After normal usage, some of the knowledge objects in the app have evolved (like a savedsearch or a macro has been modified).

Eventually a new version of the app comes out and it has a butt kickin' nice new version of that very knowledge object. So, I stage the new version of the app on the deployer and push it out.

Unfortunately, the local folder edit of the knowledge object still takes precedent and the sweet new version (sitting in the default directory on the SHC members) is ignored.

How do we eliminate our version of the config and revert back to the one in the local directory?

Since we can't delete the edited version of the knowledge object from the UI, and we can't manually edit the conf file, what is the recommended way to address this?

More detail:
If you use the Deployer to send the splunk_app_aws to your Search Head Cluster you'll then have a bunch of cool knowledge objects that you can edit. Let's pretend I want to edit aws-accesslog-sourcetype(1) to adjust it for my environment. Before the edit, this config lives ONLY in $SPLUNK_HOME/etc/apps/splunk_app_aws/default/macros.conf on the Search Head Cluster Members. I make the my change in the UI and the result is this:
alt text
Notice my new definition of blah but no way to delete or revert back. There is now a corresponding version of this macro on the Search Head Cluster Members in $SPLUNK_HOME/etc/apps/splunk_app_aws/local/macros.conf defined as blah.

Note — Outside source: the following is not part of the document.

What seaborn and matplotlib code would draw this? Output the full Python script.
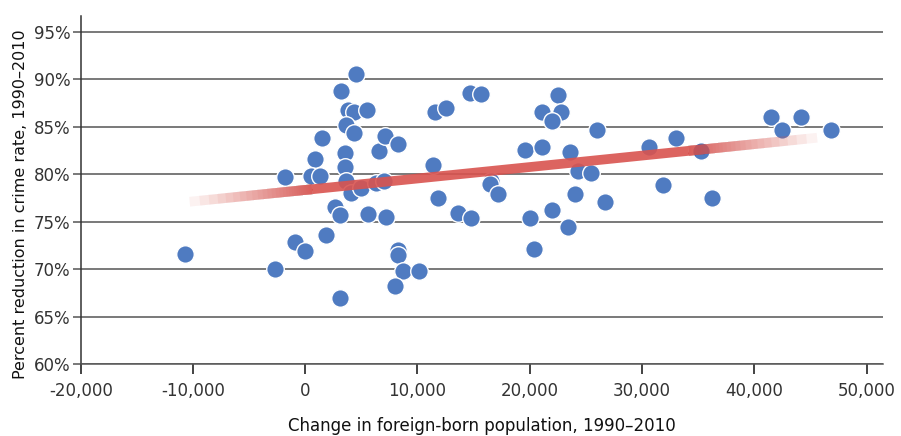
import matplotlib
matplotlib.use('Agg')
import matplotlib.pyplot as plt
from matplotlib.ticker import FuncFormatter
import pandas as pd
import seaborn as sns

# change in foreign-born population (x) and % drop in crime rate (y)
pop_change = [-10740, -2720, -870, -1790, 880, 530, 1350, 3560, 3560, 3650,
              2660, 3110, 1890, -10, 3110, 1510, 3200, 4560, 3790, 4300,
              5540, 3670, 4300, 4120, 5010, 6260, 7000, 6610, 7090, 8220,
              5570, 7210, 11400, 11520, 12560, 14700, 15700, 11870, 13590, 14810,
              16530, 16480, 17160, 19540, 19980, 8240, 8240, 8750, 10120, 8010,
              20400, 22510, 21080, 22810, 22010, 25980, 21110, 23550, 24290, 25480,
              24060, 26690, 21970, 23400, 30620, 33060, 35290, 31860, 36230, 41530,
              42510, 44140, 46810]
crime_drop = [71.65, 70.0, 72.9, 79.75, 81.6, 79.8, 79.8, 82.2, 80.75, 79.3,
              76.5, 75.75, 73.65, 71.9, 67.0, 83.8, 88.8, 90.55, 86.75, 86.5,
              86.75, 85.2, 84.3, 78.0, 78.6, 79.1, 79.3, 82.4, 84.0, 83.2,
              75.8, 75.5, 81.0, 86.6, 87.0, 88.5, 88.45, 77.45, 75.9, 75.35,
              79.3, 79.0, 77.9, 82.5, 75.4, 72.0, 71.5, 69.85, 69.8, 68.2,
              72.15, 88.3, 86.6, 86.6, 85.6, 84.65, 82.9, 82.3, 80.35, 80.1,
              77.9, 77.1, 76.2, 74.5, 82.9, 83.8, 82.45, 78.9, 77.45, 86.0,
              84.65, 86.0, 84.7]

trend_x = [-10770, 46100]
trend_y = [77.05, 83.9]

x_ticks = [-20000, -10000, 0, 10000, 20000, 30000, 40000, 50000]
y_ticks = [60, 65, 70, 75, 80, 85, 90, 95]

sns.set_style('white')
plt.rcParams['font.family'] = ['DejaVu Sans']

df = pd.DataFrame({'change': pop_change, 'reduction': crime_drop})

fig = plt.figure(figsize=(9.01, 4.36), dpi=100)
ax = fig.add_axes([0.0896, 0.1644, 0.8908, 0.7996])

sns.scatterplot(data=df, x='change', y='reduction', ax=ax, s=160,
                color='#4f7bc1', edgecolor='white', linewidth=1, zorder=3)


def along(t0, t1):
    xs = [trend_x[0] + t * (trend_x[1] - trend_x[0]) for t in (t0, t1)]
    ys = [trend_y[0] + t * (trend_y[1] - trend_y[0]) for t in (t0, t1)]
    return xs, ys


# regression line: solid middle, faded ends built from faint stacked pieces
red = '#d9534f'
full_alpha = 0.9
left_fade, right_fade = 0.2, 0.21
xs, ys = along(left_fade, 1 - right_fade)
ax.plot(xs, ys, color=red, alpha=full_alpha, linewidth=7,
        solid_capstyle='butt', zorder=4)

n_layers = 30
a = 1 - (1 - full_alpha) ** (1 / n_layers)
for k in range(1, n_layers + 1):
    level = (1 - (1 - a) ** (k - 0.5)) / full_alpha
    for t0, t1 in [(left_fade * level, left_fade),
                   (1 - right_fade, 1 - right_fade * level)]:
        xs, ys = along(t0, t1)
        ax.plot(xs, ys, color=red, alpha=a, linewidth=7,
                solid_capstyle='butt', zorder=4)

ax.set_xlim(-20000, 51500)
ax.set_ylim(60, 96.68)
ax.set_xticks(x_ticks)
ax.set_yticks(y_ticks)
ax.xaxis.set_major_formatter(FuncFormatter(lambda v, p: f'{v:,.0f}'))
ax.yaxis.set_major_formatter(FuncFormatter(lambda v, p: f'{v:.0f}%'))

ax.set_axisbelow(True)
ax.grid(axis='y', color='#555555', linewidth=1.1)
ax.grid(axis='x', visible=False)

for side in ['top', 'right']:
    ax.spines[side].set_visible(False)
ax.spines['left'].set_color('#333333')
ax.spines['left'].set_linewidth(1.1)
ax.spines['bottom'].set_color('#555555')
ax.spines['bottom'].set_linewidth(1.1)

ax.tick_params(axis='x', bottom=True, direction='out', length=7, width=1.2,
               color='#222222', pad=6, labelsize=12, labelcolor='#333333')
ax.tick_params(axis='y', left=True, direction='out', length=6, width=1.1,
               color='#555555', pad=1.5, labelsize=12, labelcolor='#333333')

ax.set_xlabel('Change in foreign-born population, 1990–2010', fontsize=12,
              color='#111111')
ax.set_ylabel('Percent reduction in crime rate, 1990–2010', fontsize=11.5,
              color='#111111')
ax.xaxis.set_label_coords(0.5, -0.15)
ax.yaxis.set_label_coords(-0.066, 0.46)

fig.savefig('out.png', dpi=100)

Now let's pretend that after some time, I want to remove my change and go back to the version provided in $SPLUNK_HOME/etc/apps/splunk_app_aws/default/macros.conf - with a single search head OR a search head pool, I can simply remove the corresponding stanza in $SPLUNK_HOME/etc/apps/splunk_app_aws/local/macros.conf with a text editor and restart the instance thereby allowing the version in $SPLUNK_HOME/etc/apps/splunk_app_aws/default/macros.conf to take affect.

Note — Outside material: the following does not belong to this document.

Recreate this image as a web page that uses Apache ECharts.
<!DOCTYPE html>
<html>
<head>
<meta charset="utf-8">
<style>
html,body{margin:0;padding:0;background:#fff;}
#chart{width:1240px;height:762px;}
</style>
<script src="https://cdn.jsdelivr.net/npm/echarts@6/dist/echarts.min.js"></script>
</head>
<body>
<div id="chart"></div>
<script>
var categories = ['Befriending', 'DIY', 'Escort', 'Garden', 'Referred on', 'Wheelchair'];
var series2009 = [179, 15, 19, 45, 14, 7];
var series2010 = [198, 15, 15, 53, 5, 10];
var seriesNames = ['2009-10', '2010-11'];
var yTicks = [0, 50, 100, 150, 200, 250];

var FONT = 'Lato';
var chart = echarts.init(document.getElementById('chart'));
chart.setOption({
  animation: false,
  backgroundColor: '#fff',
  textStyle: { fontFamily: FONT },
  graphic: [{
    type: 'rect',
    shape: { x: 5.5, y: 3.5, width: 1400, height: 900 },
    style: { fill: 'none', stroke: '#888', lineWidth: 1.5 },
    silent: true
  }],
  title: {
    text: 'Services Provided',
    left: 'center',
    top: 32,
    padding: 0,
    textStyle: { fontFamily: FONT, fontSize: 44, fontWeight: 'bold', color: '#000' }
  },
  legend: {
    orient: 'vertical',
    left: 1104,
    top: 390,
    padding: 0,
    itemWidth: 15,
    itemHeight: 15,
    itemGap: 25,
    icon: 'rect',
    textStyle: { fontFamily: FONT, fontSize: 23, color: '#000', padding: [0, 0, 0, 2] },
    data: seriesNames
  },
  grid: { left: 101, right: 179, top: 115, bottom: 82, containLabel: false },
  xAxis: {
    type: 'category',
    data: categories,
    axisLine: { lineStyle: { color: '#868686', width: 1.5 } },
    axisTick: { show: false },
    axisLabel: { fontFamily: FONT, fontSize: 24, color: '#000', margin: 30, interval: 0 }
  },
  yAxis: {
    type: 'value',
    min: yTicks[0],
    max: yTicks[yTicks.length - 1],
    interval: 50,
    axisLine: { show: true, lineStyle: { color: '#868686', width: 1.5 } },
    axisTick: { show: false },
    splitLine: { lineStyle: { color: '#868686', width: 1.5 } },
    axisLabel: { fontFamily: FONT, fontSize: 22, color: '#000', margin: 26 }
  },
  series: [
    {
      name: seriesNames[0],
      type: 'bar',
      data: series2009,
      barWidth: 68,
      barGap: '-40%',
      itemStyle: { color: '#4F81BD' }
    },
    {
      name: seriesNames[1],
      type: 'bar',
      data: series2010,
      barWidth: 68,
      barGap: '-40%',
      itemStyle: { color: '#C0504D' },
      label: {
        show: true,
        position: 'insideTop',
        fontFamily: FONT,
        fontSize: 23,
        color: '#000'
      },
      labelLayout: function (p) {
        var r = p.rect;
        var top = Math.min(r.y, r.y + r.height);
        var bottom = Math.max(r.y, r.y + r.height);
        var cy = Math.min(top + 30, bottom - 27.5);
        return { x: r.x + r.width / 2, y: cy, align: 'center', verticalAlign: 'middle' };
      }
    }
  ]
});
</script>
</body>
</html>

Unfortunately, you cannot make manual edits to configuration in a Search Head Cluster. So is there a parallel way to remove your $SPLUNK_HOME/etc/apps/splunk_app_aws/local/macros.conf version in a Search Head Cluster?

Esteemed Legend

What we do is disallow (by policy mostly) editing the production version of the apps. Users can work in personal space but not promote anything into the production apps on the production Search Head. All development is done on a dev search head and we have a packaging script that does stuff like set the version number in app.conf to YYYY.MM.DD, enable scheduled searches that are disabled but have a "ready for production" string in the description section, removes backups from the Lookup File Editor, etc. So we dev in dev, and extract from dev, productionize with a script, then push out from the deployer.

0 Karma

Ultra Champion

Hmm. That sounds more about how to handle source control. Any nuance to that approach for how to remove SHC config? Like the private stuff?

0 Karma

Esteemed Legend

We don't care about private stuff. If you bork your Splunk, that's your problem. If you bork SOMEBODY ELSE'S Splunk, then we have a problem.

0 Karma

Ultra Champion

he he.....

0 Karma

SplunkTrust
SplunkTrust

Since the KO sync happens after you press save in the UI, you can delete the KO manually at any time from each search head and hit debug/refresh endpoint on each SH after the change.

I’ve done this many times without issue.

Ultra Champion

I assume speed is important here. If you are slow to modify each SHCmember I would expect sync issues to percolate. This is only important here because the SHs are running and talking to the captain and each other.
If the instances are offline that won't be of concern.
But yes, this approach makes sense as working so thanks for sharing!

0 Karma

SplunkTrust
SplunkTrust

No, timing doesnt really matter.

You're deleting the local copy, which will then still be referenced in memory and doesnt trigger a replication to occur because the file is missing on the filesystem not in memory.

So then, if you delete the local copy on all your search heads, and then proceed to hit debug/refresh, no replication occurs. You havent made any edits or created new config files to cause a replication event to be triggered.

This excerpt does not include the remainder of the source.